Would you print the records below from the first line through the line containing "31.37, 34.57, 33.45];", skipping the pictures?
##### Task material
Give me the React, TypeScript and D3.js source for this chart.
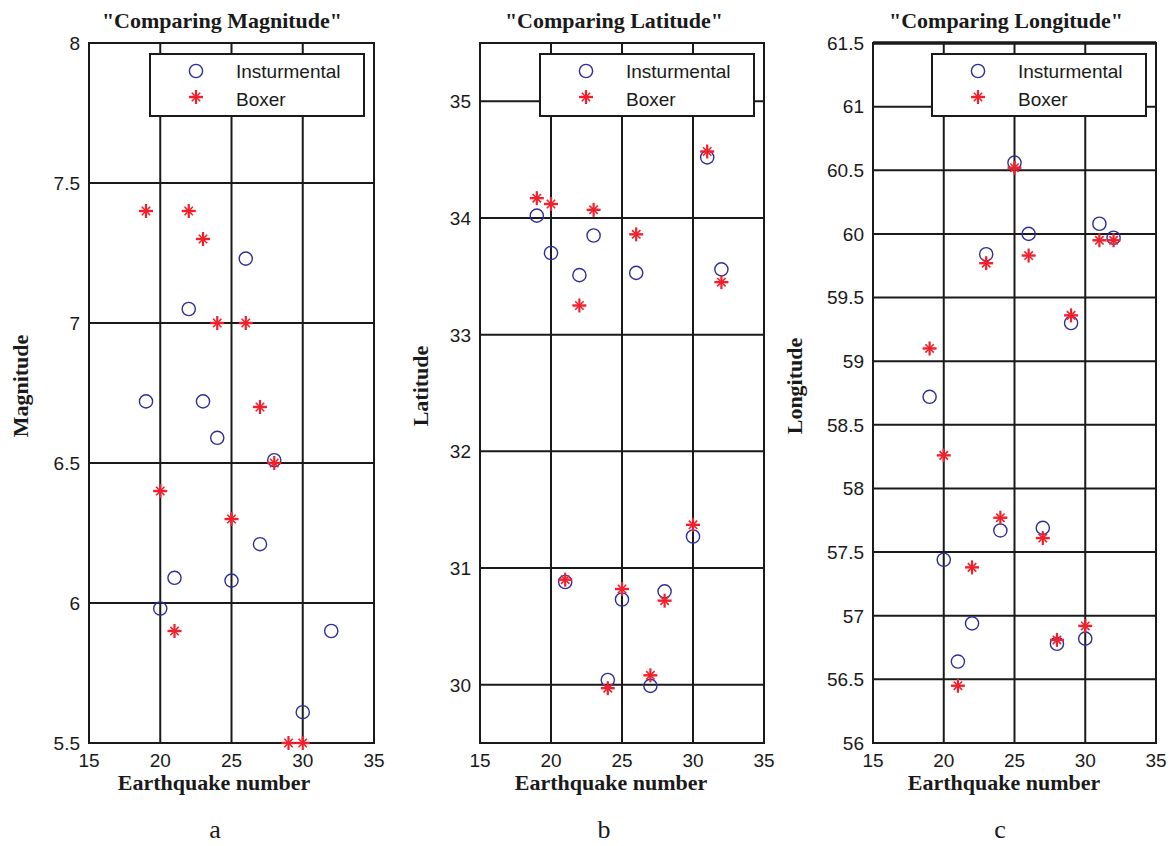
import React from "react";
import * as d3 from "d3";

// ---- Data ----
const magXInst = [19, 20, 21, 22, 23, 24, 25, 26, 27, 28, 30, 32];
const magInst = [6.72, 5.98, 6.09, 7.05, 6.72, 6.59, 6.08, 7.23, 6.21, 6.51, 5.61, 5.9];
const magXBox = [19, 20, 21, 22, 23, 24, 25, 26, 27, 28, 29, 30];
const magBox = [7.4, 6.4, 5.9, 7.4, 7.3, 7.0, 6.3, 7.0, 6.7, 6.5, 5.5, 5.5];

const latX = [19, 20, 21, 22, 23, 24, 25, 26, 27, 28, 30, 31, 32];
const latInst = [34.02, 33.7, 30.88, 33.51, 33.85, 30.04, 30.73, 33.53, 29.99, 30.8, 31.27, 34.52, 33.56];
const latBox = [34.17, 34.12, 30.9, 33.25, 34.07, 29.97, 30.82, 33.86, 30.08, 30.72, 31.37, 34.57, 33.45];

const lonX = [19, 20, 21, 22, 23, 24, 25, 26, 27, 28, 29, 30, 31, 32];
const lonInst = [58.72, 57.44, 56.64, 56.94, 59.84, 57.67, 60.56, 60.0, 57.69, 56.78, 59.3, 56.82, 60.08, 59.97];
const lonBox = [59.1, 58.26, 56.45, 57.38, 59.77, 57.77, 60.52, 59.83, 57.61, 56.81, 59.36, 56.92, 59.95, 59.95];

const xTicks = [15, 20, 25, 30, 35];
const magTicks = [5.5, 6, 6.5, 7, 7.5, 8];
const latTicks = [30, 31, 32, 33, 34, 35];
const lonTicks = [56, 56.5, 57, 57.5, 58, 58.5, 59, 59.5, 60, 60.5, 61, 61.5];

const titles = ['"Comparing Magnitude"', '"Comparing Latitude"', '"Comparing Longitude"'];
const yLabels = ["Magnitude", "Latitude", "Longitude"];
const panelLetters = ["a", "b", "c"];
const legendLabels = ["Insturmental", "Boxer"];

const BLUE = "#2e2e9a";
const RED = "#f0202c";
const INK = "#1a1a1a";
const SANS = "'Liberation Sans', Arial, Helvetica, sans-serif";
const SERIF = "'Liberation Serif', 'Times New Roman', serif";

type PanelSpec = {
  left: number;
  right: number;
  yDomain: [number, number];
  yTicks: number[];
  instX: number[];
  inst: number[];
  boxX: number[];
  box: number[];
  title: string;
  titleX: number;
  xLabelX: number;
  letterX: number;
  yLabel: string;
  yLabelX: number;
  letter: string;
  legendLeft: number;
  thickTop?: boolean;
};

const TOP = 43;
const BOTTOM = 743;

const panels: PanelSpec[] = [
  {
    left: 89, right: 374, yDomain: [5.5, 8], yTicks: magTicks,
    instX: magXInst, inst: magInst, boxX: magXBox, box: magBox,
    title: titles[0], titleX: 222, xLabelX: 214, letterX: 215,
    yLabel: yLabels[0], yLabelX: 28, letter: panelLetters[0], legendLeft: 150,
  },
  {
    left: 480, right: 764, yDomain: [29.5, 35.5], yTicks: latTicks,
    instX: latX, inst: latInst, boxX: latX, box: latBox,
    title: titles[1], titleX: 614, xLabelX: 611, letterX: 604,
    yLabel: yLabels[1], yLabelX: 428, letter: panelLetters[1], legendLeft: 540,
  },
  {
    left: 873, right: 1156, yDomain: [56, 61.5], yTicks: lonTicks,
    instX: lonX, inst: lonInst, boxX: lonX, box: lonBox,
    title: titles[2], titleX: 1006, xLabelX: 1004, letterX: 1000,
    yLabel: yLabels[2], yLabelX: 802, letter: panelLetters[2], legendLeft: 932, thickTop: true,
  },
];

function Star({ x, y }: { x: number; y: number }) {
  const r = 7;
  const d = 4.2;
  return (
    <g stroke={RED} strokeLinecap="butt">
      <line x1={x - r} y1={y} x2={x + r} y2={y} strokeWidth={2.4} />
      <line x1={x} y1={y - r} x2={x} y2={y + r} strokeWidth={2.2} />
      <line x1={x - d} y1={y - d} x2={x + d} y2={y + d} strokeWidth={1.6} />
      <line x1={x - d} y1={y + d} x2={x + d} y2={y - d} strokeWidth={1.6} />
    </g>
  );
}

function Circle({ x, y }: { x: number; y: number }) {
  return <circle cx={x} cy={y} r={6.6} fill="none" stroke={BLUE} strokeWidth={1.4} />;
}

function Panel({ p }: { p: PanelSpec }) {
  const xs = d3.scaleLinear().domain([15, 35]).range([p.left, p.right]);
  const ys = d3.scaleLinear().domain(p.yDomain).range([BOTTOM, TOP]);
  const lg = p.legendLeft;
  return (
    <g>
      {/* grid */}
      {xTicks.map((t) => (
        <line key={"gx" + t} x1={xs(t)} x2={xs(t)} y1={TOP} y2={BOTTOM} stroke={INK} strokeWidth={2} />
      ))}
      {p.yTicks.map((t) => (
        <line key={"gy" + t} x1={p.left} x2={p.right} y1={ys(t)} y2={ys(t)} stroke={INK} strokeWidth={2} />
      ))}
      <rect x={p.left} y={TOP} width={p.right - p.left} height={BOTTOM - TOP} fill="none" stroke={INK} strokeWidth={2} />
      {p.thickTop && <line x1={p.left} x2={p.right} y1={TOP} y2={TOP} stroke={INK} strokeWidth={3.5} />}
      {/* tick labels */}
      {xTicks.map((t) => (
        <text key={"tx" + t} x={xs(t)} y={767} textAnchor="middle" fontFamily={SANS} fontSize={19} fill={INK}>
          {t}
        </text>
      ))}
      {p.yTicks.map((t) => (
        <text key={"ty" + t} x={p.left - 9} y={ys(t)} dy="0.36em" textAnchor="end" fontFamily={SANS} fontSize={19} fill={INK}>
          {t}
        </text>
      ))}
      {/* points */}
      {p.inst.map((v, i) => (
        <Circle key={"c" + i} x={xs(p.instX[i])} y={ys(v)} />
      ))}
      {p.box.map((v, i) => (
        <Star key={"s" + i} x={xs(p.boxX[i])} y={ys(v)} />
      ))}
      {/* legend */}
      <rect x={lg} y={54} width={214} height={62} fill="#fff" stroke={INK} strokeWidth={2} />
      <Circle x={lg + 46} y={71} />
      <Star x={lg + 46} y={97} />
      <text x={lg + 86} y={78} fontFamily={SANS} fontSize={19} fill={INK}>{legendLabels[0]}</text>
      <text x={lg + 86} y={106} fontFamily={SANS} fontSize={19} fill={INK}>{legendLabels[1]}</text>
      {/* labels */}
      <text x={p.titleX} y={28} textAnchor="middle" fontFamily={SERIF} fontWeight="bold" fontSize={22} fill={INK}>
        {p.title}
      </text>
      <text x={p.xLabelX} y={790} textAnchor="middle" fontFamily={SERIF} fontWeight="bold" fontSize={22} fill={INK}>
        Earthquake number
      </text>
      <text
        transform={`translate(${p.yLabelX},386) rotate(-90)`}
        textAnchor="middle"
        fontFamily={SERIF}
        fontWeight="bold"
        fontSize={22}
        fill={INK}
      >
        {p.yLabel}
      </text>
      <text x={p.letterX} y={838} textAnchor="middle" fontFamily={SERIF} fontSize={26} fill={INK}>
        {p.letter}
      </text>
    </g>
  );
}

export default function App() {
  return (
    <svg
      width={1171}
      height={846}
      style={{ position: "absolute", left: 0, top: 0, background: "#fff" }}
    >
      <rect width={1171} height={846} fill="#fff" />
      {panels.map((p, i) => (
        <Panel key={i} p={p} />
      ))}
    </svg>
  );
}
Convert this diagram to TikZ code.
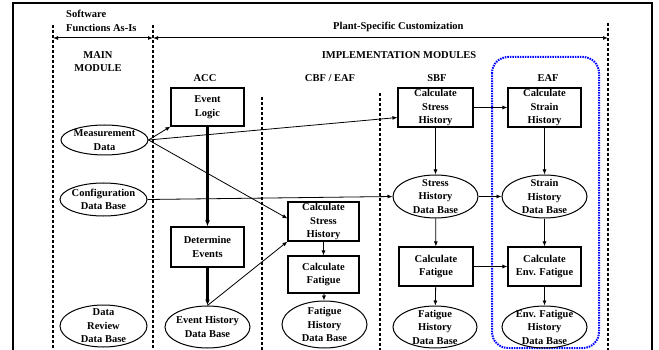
##########
Reply =
Give me the React, TypeScript and D3.js source for this chart.
import React from "react";
import * as d3 from "d3";

// ---- Data ----
const magXInst = [19, 20, 21, 22, 23, 24, 25, 26, 27, 28, 30, 32];
const magInst = [6.72, 5.98, 6.09, 7.05, 6.72, 6.59, 6.08, 7.23, 6.21, 6.51, 5.61, 5.9];
const magXBox = [19, 20, 21, 22, 23, 24, 25, 26, 27, 28, 29, 30];
const magBox = [7.4, 6.4, 5.9, 7.4, 7.3, 7.0, 6.3, 7.0, 6.7, 6.5, 5.5, 5.5];

const latX = [19, 20, 21, 22, 23, 24, 25, 26, 27, 28, 30, 31, 32];
const latInst = [34.02, 33.7, 30.88, 33.51, 33.85, 30.04, 30.73, 33.53, 29.99, 30.8, 31.27, 34.52, 33.56];
const latBox = [34.17, 34.12, 30.9, 33.25, 34.07, 29.97, 30.82, 33.86, 30.08, 30.72, 31.37, 34.57, 33.45];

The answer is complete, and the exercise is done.